Task directions:
The material below should be written out in full and exactly; pictures stay out of the copy.

══════════

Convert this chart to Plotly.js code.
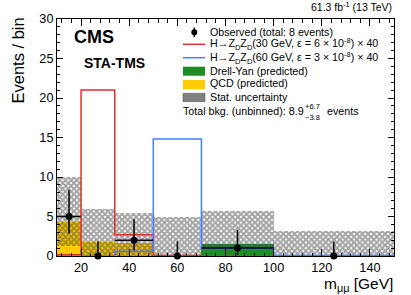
<!DOCTYPE html>
<html>
<head>
<meta charset="utf-8">
<script src="https://cdn.plot.ly/plotly-3.0.1.min.js"></script>
<style>html,body{margin:0;padding:0;background:#fff;}#chart{width:411px;height:295px;}</style>
</head>
<body>
<div id="chart"></div>
<script>
// ---- data ----
const binEdges   = [10, 20, 34, 50, 70, 100, 150];
const observed   = [5, 0, 2, 0, 1, 0];
const obsErrUp   = [3.38, 1.84, 2.64, 1.84, 2.30, 1.84];
const obsErrDown = [2.16, 0, 1.29, 0, 0.83, 0];
const sig30      = [0.15, 21.0, 2.7, 0.05, 0, 0];
const sig60      = [0, 0, 0.6, 14.8, 0.95, 0.05];
const qcd        = [4.3, 1.75, 1.6, 0.1, 0, 0];
const drellYan   = [0, 0, 0, 0.05, 1.55, 0.05];
const statLow    = [1.3, 0, 0, 0, 0.9, 0];
const statHigh   = [10.0, 6.0, 5.4, 4.95, 5.7, 3.2];
const xTicks     = [20, 40, 60, 80, 100, 120, 140];
const yTicks     = [0, 5, 10, 15, 20, 25, 30];

// ---- derived ----
const centers = binEdges.slice(0, -1).map((e, i) => (e + binEdges[i + 1]) / 2);
const widths  = binEdges.slice(0, -1).map((e, i) => binEdges[i + 1] - e);
const halfW   = observed.map((v, i) => v > 0 ? widths[i] / 2 : 0);
const stepY   = a => a.concat([a[a.length - 1]]);

const FONT = 'Liberation Sans, Arial, Helvetica, sans-serif';
const RED = '#e0302c', BLUE = '#4a7cff', GREEN = '#1f8b24', YELLOW = '#ffcc00';

const traces = [
  { type: 'bar', x: centers, y: drellYan, width: widths, base: 0,
    marker: { color: GREEN, line: { width: 0 } }, name: 'Drell-Yan', hoverinfo: 'skip' },
  { type: 'bar', x: centers, y: qcd, width: widths, base: drellYan,
    marker: { color: YELLOW, line: { width: 0 } }, name: 'QCD', hoverinfo: 'skip' },
  { type: 'bar', x: centers, y: statHigh.map((h, i) => h - statLow[i]), base: statLow, width: widths,
    marker: { color: 'rgba(0,0,0,0)', line: { width: 0 },
      pattern: { shape: 'x', size: 4, solidity: 0.75, fgcolor: '#4a4a4a', bgcolor: 'rgba(0,0,0,0)', fillmode: 'overlay' } },
    name: 'Stat', hoverinfo: 'skip' },
  { type: 'scatter', mode: 'lines', x: binEdges, y: stepY(sig30), line: { shape: 'hv', color: RED, width: 1.5 },
    name: '30', hoverinfo: 'skip' },
  { type: 'scatter', mode: 'lines', x: binEdges, y: stepY(sig60), line: { shape: 'hv', color: BLUE, width: 1.5 },
    name: '60', hoverinfo: 'skip' },
  { type: 'scatter', mode: 'markers', x: centers, y: observed, cliponaxis: false,
    marker: { color: 'black', size: 7 },
    error_y: { type: 'data', symmetric: false, array: obsErrUp, arrayminus: obsErrDown, width: 0, thickness: 1.5, color: 'black' },
    error_x: { type: 'data', array: halfW, width: 0, thickness: 1.5, color: 'black' },
    name: 'Observed', hoverinfo: 'skip' }
];

// pixel -> paper helpers for overlay texts
const L = 57, R = 394, T = 19, B = 256;
const px = x => (x - L) / (R - L);
const py = y => (B - y) / (B - T);

const LF = 10.7;
function txt(x, y, text, opts) {
  return Object.assign({ xref: 'paper', yref: 'paper', x: px(x), y: py(y), text: text, showarrow: false,
    xanchor: 'left', yanchor: 'middle', font: { family: FONT, size: LF, color: 'black' } }, opts || {});
}

const annotations = [
  txt(72, 37, '<b>CMS</b>', { font: { family: FONT, size: 18, color: 'black' } }),
  txt(82, 63, '<b>STA-TMS</b>', { font: { family: FONT, size: 14, color: 'black' } }),
  txt(394, 7, '61.3 fb<sup>-1</sup> (13 TeV)', { xanchor: 'right', font: { family: FONT, size: 10.5, color: 'black' } }),
  txt(17.5, 16, 'Events / bin', { xanchor: 'center', yanchor: 'top', textangle: -90, font: { family: FONT, size: 16.5, color: 'black' } }),
  txt(395, 284, 'm<sub>μμ</sub> [GeV]', { xanchor: 'right', font: { family: FONT, size: 15.5, color: 'black' } }),
  txt(208, 32.3, 'Observed (total: 8 events)'),
  txt(208, 44.3, 'H→Z<sub>D</sub>Z<sub>D</sub>(30 GeV, ε = 6 × 10<sup>-8</sup>) × 40'),
  txt(208, 57.7, 'H→Z<sub>D</sub>Z<sub>D</sub>(60 GeV, ε = 3 × 10<sup>-8</sup>) × 40'),
  txt(208, 70.7, 'Drell-Yan (predicted)'),
  txt(208, 83.3, 'QCD (predicted)'),
  txt(208, 97.3, 'Stat. uncertainty'),
  txt(181, 111, 'Total bkg. (unbinned): 8.9'),
  txt(303, 106.5, '+6.7', { font: { family: FONT, size: 7.5, color: 'black' } }),
  txt(303, 117.5, '−3.8', { font: { family: FONT, size: 7.5, color: 'black' } }),
  txt(325, 111, 'events')
];

const shapes = [
  { type: 'line', xref: 'paper', yref: 'paper', x0: px(194.3), x1: px(194.3), y0: py(27.5), y1: py(37), line: { color: 'black', width: 1.5 } },
  { type: 'circle', xref: 'paper', yref: 'paper', x0: px(191.3), x1: px(197.3), y0: py(29.3), y1: py(35.3), fillcolor: 'black', line: { width: 0 } },
  { type: 'line', xref: 'paper', yref: 'paper', x0: px(183), x1: px(205), y0: py(44.3), y1: py(44.3), line: { color: RED, width: 1.5 } },
  { type: 'line', xref: 'paper', yref: 'paper', x0: px(183), x1: px(205), y0: py(57.7), y1: py(57.7), line: { color: BLUE, width: 1.5 } },
  { type: 'rect', xref: 'paper', yref: 'paper', x0: px(183), x1: px(205), y0: py(75.7), y1: py(66.7), fillcolor: GREEN, line: { width: 0 } },
  { type: 'rect', xref: 'paper', yref: 'paper', x0: px(183), x1: px(205), y0: py(89.3), y1: py(80), fillcolor: YELLOW, line: { width: 0 } },
  { type: 'rect', xref: 'paper', yref: 'paper', x0: px(183), x1: px(205), y0: py(101.7), y1: py(93.3), fillcolor: '#808080', line: { color: '#4a4a4a', width: 0.5 } }
];

const axisCommon = {
  ticks: 'inside', tickcolor: 'black', tickwidth: 1, mirror: 'allticks',
  showline: true, linecolor: 'black', linewidth: 1, showgrid: false, zeroline: false,
  tickfont: { family: FONT, size: 12.7, color: 'black' }
};

const layout = {
  width: 411, height: 295,
  margin: { l: L, r: 411 - R, t: T, b: 295 - B, pad: 0 },
  paper_bgcolor: 'white', plot_bgcolor: 'white',
  showlegend: false, barmode: 'overlay', bargap: 0,
  font: { family: FONT, color: 'black' },
  xaxis: Object.assign({}, axisCommon, {
    range: [10, 150], tickmode: 'array', tickvals: xTicks, ticklen: 7,
    minor: { dtick: 4, tick0: 0, ticks: 'inside', ticklen: 3.5, tickwidth: 1, tickcolor: 'black', showgrid: false }
  }),
  yaxis: Object.assign({}, axisCommon, {
    range: [0, 30], tickmode: 'array', tickvals: yTicks, ticklen: 6,
    minor: { dtick: 1, tick0: 0, ticks: 'inside', ticklen: 3, tickwidth: 1, tickcolor: 'black', showgrid: false }
  }),
  annotations: annotations,
  shapes: shapes
};

Plotly.newPlot('chart', traces, layout, { staticPlot: true, displayModeBar: false });
</script>
</body>
</html>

══════════

Correct result:
Convert this chart to Plotly.js code.
<!DOCTYPE html>
<html>
<head>
<meta charset="utf-8">
<script src="https://cdn.plot.ly/plotly-3.0.1.min.js"></script>
<style>html,body{margin:0;padding:0;background:#fff;}#chart{width:411px;height:295px;}</style>
</head>
<body>
<div id="chart"></div>
<script>
// ---- data ----
const binEdges   = [10, 20, 34, 50, 70, 100, 150];
const observed   = [5, 0, 2, 0, 1, 0];
const obsErrUp   = [3.38, 1.84, 2.64, 1.84, 2.30, 1.84];
const obsErrDown = [2.16, 0, 1.29, 0, 0.83, 0];
const sig30      = [0.15, 21.0, 2.7, 0.05, 0, 0];
const sig60      = [0, 0, 0.6, 14.8, 0.95, 0.05];
const qcd        = [4.3, 1.75, 1.6, 0.1, 0, 0];
const drellYan   = [0, 0, 0, 0.05, 1.55, 0.05];
const statLow    = [1.3, 0, 0, 0, 0.9, 0];
const statHigh   = [10.0, 6.0, 5.4, 4.95, 5.7, 3.2];
const xTicks     = [20, 40, 60, 80, 100, 120, 140];
const yTicks     = [0, 5, 10, 15, 20, 25, 30];

// ---- derived ----
const centers = binEdges.slice(0, -1).map((e, i) => (e + binEdges[i + 1]) / 2);
const widths  = binEdges.slice(0, -1).map((e, i) => binEdges[i + 1] - e);
const halfW   = observed.map((v, i) => v > 0 ? widths[i] / 2 : 0);
const stepY   = a => a.concat([a[a.length - 1]]);

const FONT = 'Liberation Sans, Arial, Helvetica, sans-serif';
const RED = '#e0302c', BLUE = '#4a7cff', GREEN = '#1f8b24', YELLOW = '#ffcc00';

const traces = [
  { type: 'bar', x: centers, y: drellYan, width: widths, base: 0,
    marker: { color: GREEN, line: { width: 0 } }, name: 'Drell-Yan', hoverinfo: 'skip' },
  { type: 'bar', x: centers, y: qcd, width: widths, base: drellYan,
    marker: { color: YELLOW, line: { width: 0 } }, name: 'QCD', hoverinfo: 'skip' },
  { type: 'bar', x: centers, y: statHigh.map((h, i) => h - statLow[i]), base: statLow, width: widths,
    marker: { color: 'rgba(0,0,0,0)', line: { width: 0 },
      pattern: { shape: 'x', size: 4, solidity: 0.75, fgcolor: '#4a4a4a', bgcolor: 'rgba(0,0,0,0)', fillmode: 'overlay' } },
    name: 'Stat', hoverinfo: 'skip' },
  { type: 'scatter', mode: 'lines', x: binEdges, y: stepY(sig30), line: { shape: 'hv', color: RED, width: 1.5 },
    name: '30', hoverinfo: 'skip' },
  { type: 'scatter', mode: 'lines', x: binEdges, y: stepY(sig60), line: { shape: 'hv', color: BLUE, width: 1.5 },
    name: '60', hoverinfo: 'skip' },
  { type: 'scatter', mode: 'markers', x: centers, y: observed, cliponaxis: false,
    marker: { color: 'black', size: 7 },
    error_y: { type: 'data', symmetric: false, array: obsErrUp, arrayminus: obsErrDown, width: 0, thickness: 1.5, color: 'black' },
    error_x: { type: 'data', array: halfW, width: 0, thickness: 1.5, color: 'black' },
    name: 'Observed', hoverinfo: 'skip' }
];

// pixel -> paper helpers for overlay texts
const L = 57, R = 394, T = 19, B = 256;
const px = x => (x - L) / (R - L);
const py = y => (B - y) / (B - T);

const LF = 10.7;
function txt(x, y, text, opts) {
  return Object.assign({ xref: 'paper', yref: 'paper', x: px(x), y: py(y), text: text, showarrow: false,
    xanchor: 'left', yanchor: 'middle', font: { family: FONT, size: LF, color: 'black' } }, opts || {});
}

const annotations = [
  txt(72, 37, '<b>CMS</b>', { font: { family: FONT, size: 18, color: 'black' } }),
  txt(82, 63, '<b>STA-TMS</b>', { font: { family: FONT, size: 14, color: 'black' } }),
  txt(394, 7, '61.3 fb<sup>-1</sup> (13 TeV)', { xanchor: 'right', font: { family: FONT, size: 10.5, color: 'black' } }),
  txt(17.5, 16, 'Events / bin', { xanchor: 'center', yanchor: 'top', textangle: -90, font: { family: FONT, size: 16.5, color: 'black' } }),
  txt(395, 284, 'm<sub>μμ</sub> [GeV]', { xanchor: 'right', font: { family: FONT, size: 15.5, color: 'black' } }),
  txt(208, 32.3, 'Observed (total: 8 events)'),
  txt(208, 44.3, 'H→Z<sub>D</sub>Z<sub>D</sub>(30 GeV, ε = 6 × 10<sup>-8</sup>) × 40'),
  txt(208, 57.7, 'H→Z<sub>D</sub>Z<sub>D</sub>(60 GeV, ε = 3 × 10<sup>-8</sup>) × 40'),
  txt(208, 70.7, 'Drell-Yan (predicted)'),
  txt(208, 83.3, 'QCD (predicted)'),
  txt(208, 97.3, 'Stat. uncertainty'),
  txt(181, 111, 'Total bkg. (unbinned): 8.9'),
  txt(303, 106.5, '+6.7', { font: { family: FONT, size: 7.5, color: 'black' } }),
  txt(303, 117.5, '−3.8', { font: { family: FONT, size: 7.5, color: 'black' } }),
  txt(325, 111, 'events')
];

const shapes = [
  { type: 'line', xref: 'paper', yref: 'paper', x0: px(194.3), x1: px(194.3), y0: py(27.5), y1: py(37), line: { color: 'black', width: 1.5 } },
  { type: 'circle', xref: 'paper', yref: 'paper', x0: px(191.3), x1: px(197.3), y0: py(29.3), y1: py(35.3), fillcolor: 'black', line: { width: 0 } },
  { type: 'line', xref: 'paper', yref: 'paper', x0: px(183), x1: px(205), y0: py(44.3), y1: py(44.3), line: { color: RED, width: 1.5 } },
  { type: 'line', xref: 'paper', yref: 'paper', x0: px(183), x1: px(205), y0: py(57.7), y1: py(57.7), line: { color: BLUE, width: 1.5 } },
  { type: 'rect', xref: 'paper', yref: 'paper', x0: px(183), x1: px(205), y0: py(75.7), y1: py(66.7), fillcolor: GREEN, line: { width: 0 } },
  { type: 'rect', xref: 'paper', yref: 'paper', x0: px(183), x1: px(205), y0: py(89.3), y1: py(80), fillcolor: YELLOW, line: { width: 0 } },
  { type: 'rect', xref: 'paper', yref: 'paper', x0: px(183), x1: px(205), y0: py(101.7), y1: py(93.3), fillcolor: '#808080', line: { color: '#4a4a4a', width: 0.5 } }
];

const axisCommon = {
  ticks: 'inside', tickcolor: 'black', tickwidth: 1, mirror: 'allticks',
  showline: true, linecolor: 'black', linewidth: 1, showgrid: false, zeroline: false,
  tickfont: { family: FONT, size: 12.7, color: 'black' }
};

const layout = {
  width: 411, height: 295,
  margin: { l: L, r: 411 - R, t: T, b: 295 - B, pad: 0 },
  paper_bgcolor: 'white', plot_bgcolor: 'white',
  showlegend: false, barmode: 'overlay', bargap: 0,
  font: { family: FONT, color: 'black' },
  xaxis: Object.assign({}, axisCommon, {
    range: [10, 150], tickmode: 'array', tickvals: xTicks, ticklen: 7,
    minor: { dtick: 4, tick0: 0, ticks: 'inside', ticklen: 3.5, tickwidth: 1, tickcolor: 'black', showgrid: false }
  }),
  yaxis: Object.assign({}, axisCommon, {
    range: [0, 30], tickmode: 'array', tickvals: yTicks, ticklen: 6,
    minor: { dtick: 1, tick0: 0, ticks: 'inside', ticklen: 3, tickwidth: 1, tickcolor: 'black', showgrid: false }
  }),
  annotations: annotations,
  shapes: shapes
};

Plotly.newPlot('chart', traces, layout, { staticPlot: true, displayModeBar: false });
</script>
</body>
</html>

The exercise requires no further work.